基本的に汚す部分は脚の下部と上部。そしてサビの浮き出た部分。それ以外はバランスをみながら適当に汚すけれど、さりげなく汚すのが非常に難しい。何も考えないで作業を進めるとすぐに嘘っぽくなってしまう。
なのでひとつひとつの汚れやサビは、爪楊枝にアンティークリキッドを塗りちまちまと作っていく。そして布でリキッドをこすったり叩いたり、薄い黄ばみはペイント薄め液でリキッドを溶かして作ったり、そんなことを机の脚合計で4本、それにフレーム4面もやらなければならなかった。
ものすごく時間がかかり最後はいい加減イヤになった。自分はなぜこんなにも時間と金と労力をかけ机の脚を汚しているのか、と自問しながら作業を進めた。
アンティーク加工のできと反省
自分で言うのも何だけれど、出来はいいんじゃないだろうか。人に聞いたら間違いなく「粗大ごみから拾ってきたの?」と言われる様には仕上がった。それくらいリアルに汚せた気がするけれど、その結果机が良い物になったかどうかは別物で、今のところ「とにかく机の脚が汚くなってしまった」、という印象しかない。
机の天板がピカピカすぎるのもあるし、部屋全体の統一感がないこともあるだろうと思う。この机を見て「アンティークみたいでステキよ」と言ってくれる人はまずいないだろう。
反省点はエイジングさせすぎたこと。下地の漆喰を盛りすぎ腐食感が強くなってしまった。効果がないと寂しいなあ、と少しやりすぎてしまった。漆喰で腐食感が多くなれば、その分アンティークリキッドで汚さないとバランスがとれなくなると思う。なのでよりいっそうダメージが多くなってしまう。
それ以外は概ねうまくいった様に思う。あともう少し根気と時間をかければ、よりリアルな腐食感をだせるだろうと思う。

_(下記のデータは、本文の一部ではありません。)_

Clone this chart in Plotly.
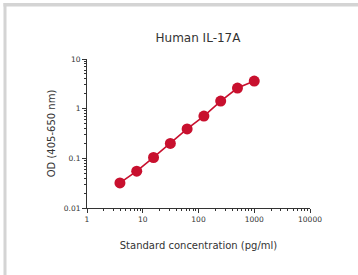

今回アンティーク加工を体験しての収穫は、漆喰がかなり使えると気づいたこと。まっ平らに塗料を塗るだけだと味気ないが、漆喰で凹凸を作ることで素材感がでてくる。今回は鉄の腐食感を出してみたけれど、木材っぽくしてみたりと色々な表現ができるだろうなと感じた。漆喰の量を調節したり、削ったり、仕上げ方を変えてみたりと、色々な表現方法を今後研究してみようと思う。